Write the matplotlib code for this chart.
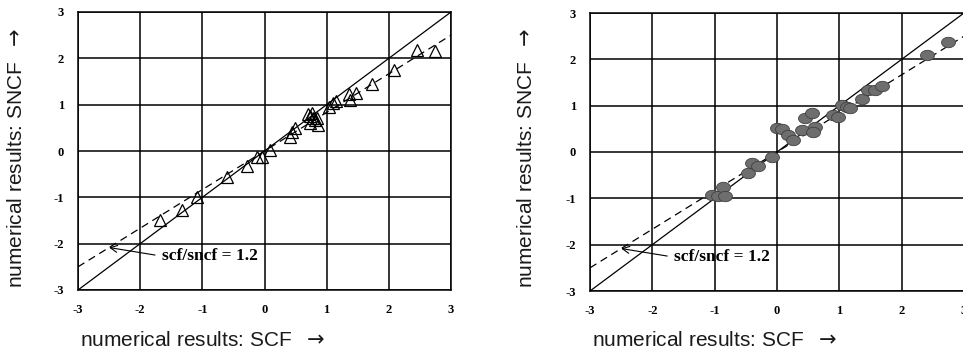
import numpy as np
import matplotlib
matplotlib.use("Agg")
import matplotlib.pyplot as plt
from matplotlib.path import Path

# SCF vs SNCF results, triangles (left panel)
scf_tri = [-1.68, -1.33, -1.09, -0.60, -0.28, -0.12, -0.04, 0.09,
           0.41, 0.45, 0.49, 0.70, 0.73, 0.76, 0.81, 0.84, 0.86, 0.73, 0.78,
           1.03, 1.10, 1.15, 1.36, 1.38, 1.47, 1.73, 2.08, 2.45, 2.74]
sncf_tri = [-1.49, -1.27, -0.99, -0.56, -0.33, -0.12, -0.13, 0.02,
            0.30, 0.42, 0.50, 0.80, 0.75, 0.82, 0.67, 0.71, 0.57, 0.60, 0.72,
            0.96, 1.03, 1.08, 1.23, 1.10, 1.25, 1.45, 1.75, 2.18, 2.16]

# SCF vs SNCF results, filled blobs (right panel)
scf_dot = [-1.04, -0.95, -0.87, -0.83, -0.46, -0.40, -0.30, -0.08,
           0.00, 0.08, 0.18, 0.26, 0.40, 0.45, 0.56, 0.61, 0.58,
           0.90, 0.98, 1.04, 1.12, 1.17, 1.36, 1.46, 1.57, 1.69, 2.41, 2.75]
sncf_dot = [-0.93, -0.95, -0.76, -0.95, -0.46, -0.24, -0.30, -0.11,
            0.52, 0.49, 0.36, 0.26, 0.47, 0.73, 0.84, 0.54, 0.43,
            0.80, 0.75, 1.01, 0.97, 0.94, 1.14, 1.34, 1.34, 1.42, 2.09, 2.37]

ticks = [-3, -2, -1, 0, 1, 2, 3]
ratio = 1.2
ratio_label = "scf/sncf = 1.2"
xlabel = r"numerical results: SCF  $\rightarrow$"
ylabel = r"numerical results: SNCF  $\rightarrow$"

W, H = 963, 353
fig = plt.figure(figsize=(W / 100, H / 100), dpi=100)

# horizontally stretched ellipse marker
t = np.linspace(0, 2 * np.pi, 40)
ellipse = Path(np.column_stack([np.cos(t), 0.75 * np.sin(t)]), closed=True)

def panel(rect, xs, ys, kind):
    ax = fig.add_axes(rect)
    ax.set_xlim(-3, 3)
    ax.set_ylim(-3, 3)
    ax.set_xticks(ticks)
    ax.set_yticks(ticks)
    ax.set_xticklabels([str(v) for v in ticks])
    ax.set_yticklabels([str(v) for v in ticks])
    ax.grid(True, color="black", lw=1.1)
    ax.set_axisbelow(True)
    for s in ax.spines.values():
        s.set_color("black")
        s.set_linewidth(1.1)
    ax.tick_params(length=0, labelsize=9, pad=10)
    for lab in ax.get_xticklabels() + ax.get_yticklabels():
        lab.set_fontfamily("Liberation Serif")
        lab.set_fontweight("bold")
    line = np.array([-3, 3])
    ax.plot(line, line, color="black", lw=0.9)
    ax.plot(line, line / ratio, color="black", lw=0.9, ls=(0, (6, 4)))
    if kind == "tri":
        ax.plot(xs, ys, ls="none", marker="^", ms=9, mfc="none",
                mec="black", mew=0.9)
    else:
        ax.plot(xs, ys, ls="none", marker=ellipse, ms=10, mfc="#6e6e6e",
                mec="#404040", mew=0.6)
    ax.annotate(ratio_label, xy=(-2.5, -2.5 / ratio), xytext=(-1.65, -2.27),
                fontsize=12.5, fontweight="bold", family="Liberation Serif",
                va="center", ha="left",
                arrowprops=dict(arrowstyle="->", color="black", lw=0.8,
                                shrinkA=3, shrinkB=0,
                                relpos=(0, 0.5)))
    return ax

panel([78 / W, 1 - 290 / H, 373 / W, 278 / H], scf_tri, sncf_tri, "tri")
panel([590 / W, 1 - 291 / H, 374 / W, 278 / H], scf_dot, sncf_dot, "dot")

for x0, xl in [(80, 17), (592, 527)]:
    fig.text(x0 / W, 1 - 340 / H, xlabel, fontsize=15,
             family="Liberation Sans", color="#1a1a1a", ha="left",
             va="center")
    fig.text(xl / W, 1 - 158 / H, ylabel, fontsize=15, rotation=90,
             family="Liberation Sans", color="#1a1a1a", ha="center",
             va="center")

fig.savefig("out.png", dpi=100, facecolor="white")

Required task =>
Repeat only the lines from the beginning of the material through the line containing "0.96, 1.03, 1.08, 1.23, 1.10, 1.25, 1.45, 1.75, 2.18, 2.16]", both ends kept, leaving pictures out.

Expected answer =>
Write the matplotlib code for this chart.
import numpy as np
import matplotlib
matplotlib.use("Agg")
import matplotlib.pyplot as plt
from matplotlib.path import Path

# SCF vs SNCF results, triangles (left panel)
scf_tri = [-1.68, -1.33, -1.09, -0.60, -0.28, -0.12, -0.04, 0.09,
           0.41, 0.45, 0.49, 0.70, 0.73, 0.76, 0.81, 0.84, 0.86, 0.73, 0.78,
           1.03, 1.10, 1.15, 1.36, 1.38, 1.47, 1.73, 2.08, 2.45, 2.74]
sncf_tri = [-1.49, -1.27, -0.99, -0.56, -0.33, -0.12, -0.13, 0.02,
            0.30, 0.42, 0.50, 0.80, 0.75, 0.82, 0.67, 0.71, 0.57, 0.60, 0.72,
            0.96, 1.03, 1.08, 1.23, 1.10, 1.25, 1.45, 1.75, 2.18, 2.16]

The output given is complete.